The Bad Plus Activate Infinity
The Bad Plus
Activate Infinity
Edition
Activate Infinity is the second album from The Bad Plus since Orrin Evans replaced co-founder Ethan Iverson in the piano chair. This widely popular jazz trio who has gathered a wide fan base drawing on pop and rock audiences, has delivered an album almost every year since their inception in 2001. For Evans’ part, he brings over 20 years of experience and deep post-bop chops to the trio of bassist Reid Anderson and drummer Dave King. The band essentially continues to maintain its singular style, rife with spare melodies, off-kilter rhythms, and subtle, genre-bending aesthetics. Much of that has to do with Anderson and King, who continue to play in their distinctively minimalist fashion, boiling various jazz, rock, and funk rhythms down to their core elements. What’s particularly compelling is how the trio sets up each song with its deft touch, and then launches into more loose, improvisatory midsections that allow for intense group interplay and harmonic asides.
The album represents for the trio, an ultimately the listeners too, a place of sanity amidst an increasingly chaotic world, a relatively short 37-38 minutes go. The band is a true democratic unit with each member writing compositions, many deeply personal but widely appealing. Reid Anderson’s opening “Avail” is a vehicle for exuberance filled with bright piano chords, and pulsating rhythms from Anderson and King. “Slow Reactors,” another Anderson piece, builds gradually from a mysterious, dissonant start to a medium tempo behind Anderson’s walking bass line and King’s steady beats, threatening to explode into more fury but never reaching that point.

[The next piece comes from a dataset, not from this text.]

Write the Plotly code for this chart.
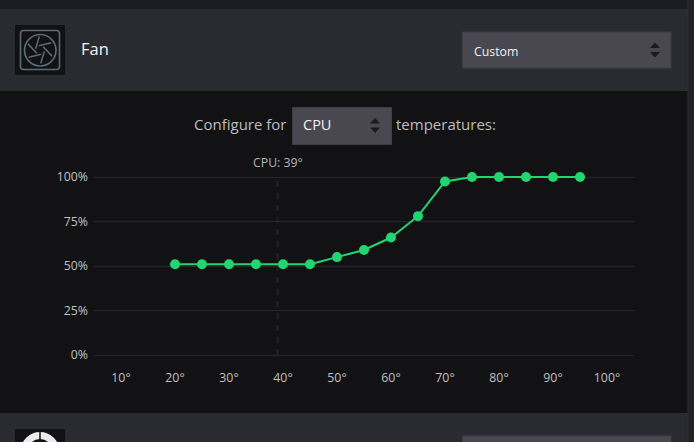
import plotly.graph_objects as go
import math

temps = [20, 25, 30, 35, 40, 45, 50, 55, 60, 65, 70, 75, 80, 85, 90, 95]
speeds = [51, 51, 51, 51, 51, 51, 55, 59, 66, 78, 97.5, 100, 100, 100, 100, 100]
x_ticks = [10, 20, 30, 40, 50, 60, 70, 80, 90, 100]
x_labels = ["10°", "20°", "30°", "40°", "50°", "60°", "70°", "80°", "90°", "100°"]
y_ticks = [0, 25, 50, 75, 100]
y_labels = ["0%", "25%", "50%", "75%", "100%"]
current_temp = 39
current_label = "CPU: 39°"

W, H = 694, 442
FONT = "Open Sans"


def px(x):
    return x / W


def py(y):
    return 1 - y / H


shapes = []


def rect(x0, y0, x1, y1, fill, line=None, layer="below"):
    shapes.append(dict(type="rect", xref="paper", yref="paper", layer=layer,
                       x0=px(x0), x1=px(x1), y0=py(y0), y1=py(y1), fillcolor=fill,
                       line=dict(color=line or fill, width=1 if line else 0)))


def seg(x0, y0, x1, y1, color, width=1.2):
    shapes.append(dict(type="line", xref="paper", yref="paper", layer="below",
                       x0=px(x0), x1=px(x1), y0=py(y0), y1=py(y1),
                       line=dict(color=color, width=width)))


def poly(pts, fill):
    d = "M" + " L".join(f"{px(a):.5f},{py(b):.5f}" for a, b in pts) + " Z"
    shapes.append(dict(type="path", xref="paper", yref="paper", layer="below", path=d,
                       fillcolor=fill, line=dict(width=0)))


def round_rect(x0, y0, x1, y1, r, color, width):
    def p(a, b):
        return f"{px(a):.5f},{py(b):.5f}"
    d = (f"M{p(x0 + r, y0)} L{p(x1 - r, y0)} Q{p(x1, y0)} {p(x1, y0 + r)} "
         f"L{p(x1, y1 - r)} Q{p(x1, y1)} {p(x1 - r, y1)} L{p(x0 + r, y1)} "
         f"Q{p(x0, y1)} {p(x0, y1 - r)} L{p(x0, y0 + r)} Q{p(x0, y0)} {p(x0 + r, y0)} Z")
    shapes.append(dict(type="path", xref="paper", yref="paper", layer="below", path=d,
                       fillcolor="rgba(0,0,0,0)", line=dict(color=color, width=width)))


def spinner(cx, cy):
    poly([(cx - 5, cy - 2), (cx + 5, cy - 2), (cx, cy - 7.5)], "#1b1b1e")
    poly([(cx - 5, cy + 2), (cx + 5, cy + 2), (cx, cy + 7.5)], "#1b1b1e")


# page panels
rect(0, 0, W, H, "#1c1d20")
rect(0, 9, 688, 91, "#2a2b30")
rect(0, 91, 688, 413, "#121214")
rect(0, 413, 688, H, "#2a2b30")
rect(688, 0, W, H, "#212226")
seg(688, 0, 688, H, "#303136", 1)

# fan icon
rect(15, 25, 65, 75, "#121214")
ic = "#5c6b76"
round_rect(20.5, 30.5, 59.5, 69.5, 3, ic, 1.6)
shapes.append(dict(type="circle", xref="paper", yref="paper", layer="below", x0=px(24.5), x1=px(56),
                   y0=py(34.5), y1=py(66), line=dict(color=ic, width=1.6), fillcolor="rgba(0,0,0,0)"))
for k in range(6):
    a = math.radians(60 * k + 15)
    b = a + math.radians(72)
    seg(40 + 4.5 * math.cos(a), 50 + 4.5 * math.sin(a), 40 + 13.5 * math.cos(b), 50 + 13.5 * math.sin(b), ic, 1.5)

# second icon, cut off at the bottom
rect(15, 429, 65, H, "#121214")
shapes.append(dict(type="circle", xref="paper", yref="paper", layer="below", x0=px(24), x1=px(56),
                   y0=py(435.5), y1=py(467.5), line=dict(color="#ececec", width=7), fillcolor="rgba(0,0,0,0)"))
seg(40, 431, 40, H, "#121214", 1.5)

# selects
rect(462.5, 32, 671, 68, "#49474f", "#3d3d43")
spinner(655, 50)
rect(292.5, 107.5, 391.5, 144.5, "#49474f", "#3d3d43")
spinner(375, 125.5)
rect(462.5, 436, 671, H + 4, "#49474f", "#3d3d43")


def txt(x, y, s, size, color, anchor="left"):
    return dict(xref="paper", yref="paper", x=px(x), y=py(y), text=s, showarrow=False, borderpad=0,
                xanchor=anchor, yanchor="middle", font=dict(family=FONT, size=size, color=color))


annotations = [
    txt(80, 48.5, "Fan", 16.5, "#f2f2f2"),
    txt(472.5, 51, "Custom", 12.3, "#f2f2f2"),
    txt(192.5, 124, "Configure for", 15, "#bdbdbd"),
    txt(301.5, 124.5, "CPU", 14.5, "#f2f2f2"),
    txt(395.5, 124, "temperatures:", 15, "#bdbdbd"),
    dict(xref="x", yref="paper", x=current_temp, y=py(162), text=current_label, showarrow=False,
         borderpad=0, xanchor="center", yanchor="middle",
         font=dict(family=FONT, size=12.3, color="#b4b4b4")),
]

shapes.append(dict(type="line", xref="x", yref="y", x0=current_temp, x1=current_temp, y0=0, y1=100,
                   layer="below", line=dict(color="#222226", width=2, dash="6px,6px")))

fig = go.Figure(go.Scatter(
    x=temps, y=speeds, mode="lines+markers", cliponaxis=False, hoverinfo="skip",
    line=dict(color="#21d573", width=2),
    marker=dict(color="#21d573", size=10),
))
axis_font = dict(family=FONT, size=12.3, color="#c0c0c0")
fig.update_layout(
    width=W, height=H, margin=dict(l=0, r=0, t=0, b=0, pad=0, autoexpand=False), showlegend=False,
    paper_bgcolor="#121214", plot_bgcolor="rgba(0,0,0,0)",
    shapes=shapes, annotations=annotations,
    xaxis=dict(domain=[px(94), px(634)], range=[5, 105], tickmode="array", tickvals=x_ticks,
               ticktext=x_labels, showgrid=False, zeroline=False, showline=False, ticks="",
               tickfont=axis_font, ticklabelstandoff=12, automargin=False),
    yaxis=dict(domain=[py(356.78), py(175.22)], range=[-1, 101], tickmode="array", tickvals=y_ticks,
               ticktext=y_labels, showgrid=True, gridcolor="#27272b", gridwidth=1, zeroline=False,
               showline=False, ticks="", tickfont=axis_font, ticklabelstandoff=5, automargin=False),
)
fig.write_html("out.html", config=dict(displayModeBar=False),
               post_script="document.body.style.margin='0';document.body.style.overflow='hidden';")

Dave King’s “Thrift Store Jewelry” is a lively piece inspired by reclaimed treasure, filled with tricky, rather abrupt rhythmic changes. Evans’ “Red Door” sounds a bit different than the preceding three with his right hand melody augmented by deep lower register chording as if to explore what is behind the door while King is over all his snares before the trio join in more of a exuberant ensemble approach to the melody. Evans also is the writer for the gorgeous, sensitive, romantic ballad “Looking In Your Eyes,” a marked departure from the previous effervescent track. “Dovetail Nicely” is another King piece, full of Monk-like start and stop piano runs and terrific trap work.
Anderson, who composed four of the eight, takes the honors for the last two, “Undersea Reflection” and “Love Is the Answer,” the former, a short piece at a bright, rapid tempo marked by several ostinatos in the opening before becoming more improvisational. The latter, of course, is of a more romantic nature, filled with lush chords and notes and subtle interplay. Given that the piano is generally carrying the melody and theme, what makes The Bad Plus stand out is their emphasis on singular piano notes and chords in many passages rather than a dazzling, rapid all-over-the-keys approach. It’s as if to shun showmanship while also allowing Reid and King to be more aggressive and inventively rhythmic in support.
As this writer has commented in other outlets on the nature of piano trios having a boring image to many, The Bad Plus continue to stand apart from that with their imaginative, unpredictable approach, which proves uplifting.